First we take Manhatten then we take Berlin.

It was still the sixties in the early seventies and I was singing Suzanne in a country bar in Selkirk Manitoba. Valdy hadn’t yet sung “Play me a Rock and Roll Song” and The Blues Brothers movie hadn’t yet been shown with the classic Rough Riders scene. But I was there in that kind of scenario and it was Leonard Cohen’s music that inspired a young cowboy to throw a beer can at me hitting me square in the forehead amid boos and cries for western music. Giddy up!

Ironically the one time I’d see Leonard Cohen in concert was in Winnipeg. In that prairie town he'd have a slide guitar in his band giving it a more distinctly western sound. Maybe even he knew when to play it safe.


I’d learned all the words to That’s No Way to Say Good bye and sang them to girls I was breaking up with hoping for a very different reaction from what I’d still get, with or without the song.
Sometime in California I read his book Beautiful Losers and identified. Maybe it was just the yearnings and confusion.
Over the years I'd memorized and played a dozen or more Leonard Cohen songs.
Years later long after I’d become a doctor I was doing a locum in the Yukon . I played guitar in a bar where my northern colleague told me he’d treated almost everyone for major traumatic injuries related to alcohol abuse.
"See that fellow over there, had to suture all the strap muscles after his throat was slit one night. He'd be dead if they got the jugular. "
Some one had a guitar and asked me to play. I’d had a few and had taken off my jacket and tie and thought I probably could still remember all the words to Suzanne. I did and the bar fell silent.

The First Nations, in blue jean jacket and cowboy boots whose guitar it was, said after,

“Geez, man I really liked that Jesus song.”

Now I was in the Holy Land remembering it was Leonard Cohen who really taught me the story of Issaac. What I loved about Leonard Cohen was the rich biblical imagery and his extraordinary and palpable sense of metaphor.

There’d been an occasional Canadian flag in a shop but other than that it’d been Leonard Cohen that I’d heard. I’d be walking around with a Canucks T Shirt and every once in a while I’d hear a strain of music and recognize it as his.

It was a very moving experience for me as a Canadian who had grown up with the songs of Leonard Cohen to be walking or driving around the Holy Land hearing his songs with their words of prophecy and lamentation. And always there was celebration of women.

I watched an Israeli woman walk across an ancient square with that relaxed Mediterranean swing to her hips. She was so strong and yet so feminine. Thanks to Leonard Cohen I imagined her like the “heart of a captured bird.”

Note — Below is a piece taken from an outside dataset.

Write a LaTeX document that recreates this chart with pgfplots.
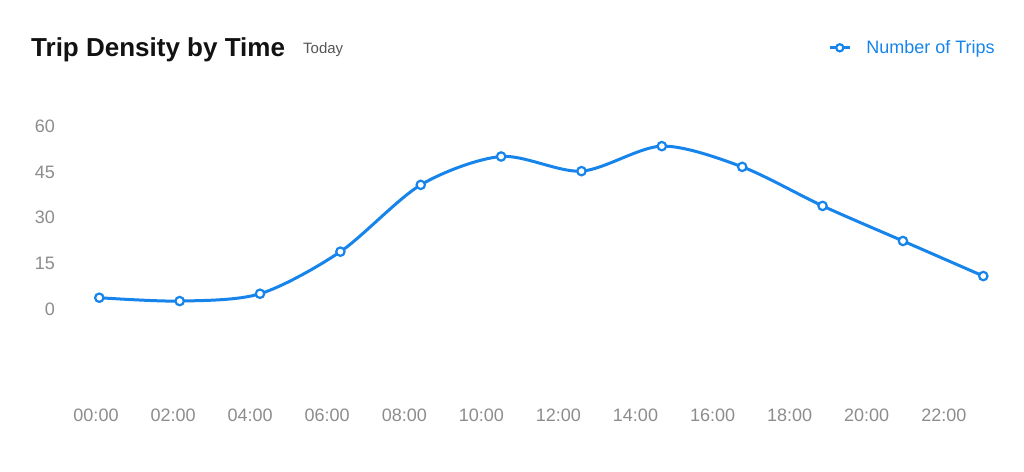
\documentclass[border=0pt]{standalone}
\usepackage{pgfplots}
\pgfplotsset{compat=1.18}
\usepackage{fontspec}
\setmainfont{Liberation Sans}
\definecolor{tripblue}{RGB}{22,132,235}
\definecolor{tickgray}{RGB}{140,140,140}
\definecolor{subgray}{RGB}{85,85,85}
\begin{document}
\begin{tikzpicture}[x=1pt,y=1pt]
\path[use as bounding box] (0,0) rectangle (1024,471);
\node[anchor=base west, inner sep=0pt, font=\fontsize{26}{30}\selectfont\bfseries, text=black!93] at (31,414.3) {Trip Density by Time};
\node[anchor=base west, inner sep=0pt, font=\fontsize{15}{18}\selectfont, text=subgray] at (303,417.7) {Today};
\begin{axis}[
  at={(95.28pt,70.5pt)}, anchor=south west,
  scale only axis, width=888.02pt, height=280.6pt,
  xmin=-0.05, xmax=11, ymin=-30, ymax=62,
  clip=false,
  axis line style={draw=none},
  major tick length=0pt,
  ytick={0,15,30,45,60},
  yticklabels={0,15,30,45,60},
  xtick={-0.041,0.918,1.877,2.836,3.795,4.754,5.713,6.672,7.631,8.590,9.549,10.508},
  xticklabels={00:00,02:00,04:00,06:00,08:00,10:00,12:00,14:00,16:00,18:00,20:00,22:00},
  tick label style={font=\fontsize{18}{21}\selectfont, text=tickgray, inner sep=0pt},
  yticklabel style={anchor=base east, xshift=-40.3pt, yshift=-6.4pt},
  xticklabel style={anchor=base, yshift=-21.2pt},
  legend style={at={(1.013,1.257)}, anchor=east, draw=none, fill=none, inner sep=0pt,
    font=\fontsize{18}{21}\selectfont, text=tripblue, nodes={inner sep=0pt}},
  legend image code/.code={
    \draw[tripblue, line width=3pt] (2pt,0pt) -- (22pt,0pt);
    \draw[tripblue, line width=2.2pt, fill=white] (12pt,0pt) circle (3.6pt);
  },
  legend cell align=left,
  /tikz/every odd column/.append style={column sep=15pt},
]
\addplot[tripblue, line width=3pt, smooth, tension=0.5, mark=*,
  mark options={fill=white, draw=tripblue, line width=2.2pt}, mark size=4.2pt]
  coordinates {
  (0,3.7) (1,2.6) (2,5.0) (3,18.8) (4,40.7) (5,50.0)
  (6,45.2) (7,53.4) (8,46.6) (9,33.8) (10,22.3) (11,10.8)
  };
\addlegendentry{Number of Trips}
\end{axis}
\end{tikzpicture}
\end{document}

Lover, Lover, Lover, Come Back to Me. I quietly sang to myself.

Sunday, April 5, 2009

Vancouver Spring

Spring just happened. I'm sure it was well I was sleeping. Today it's everywhere. Spread faster than gossip. Profusions of Cherry Blossoms. Daffodils, heather and other flowers appearing on cue. Bright colours startle the eye. Yellows, purples, pinks and reds. Stanley Park was alive. Lots of moms on roller blades pushing their infants in those super backwards rickshaws. Cyclists everywhere. Joggers and walkers and dogs galore. Every size from Yorkies to Bernise Mountain dogs. One Chinese girl had her long haired black cat on a red leash. Anyday now, given it's the West End, I expect to see someone walking their tropical fish, with cashmere designer aquarium jacket of couse. The swans were already nesting in Lost Lagoon. The drummers were out by English Bay. Sailboats tacked in the light breeze. A glorious day for cycling. Chai latte at the Denman and Davie Starbucks on a splendid spring afternoon.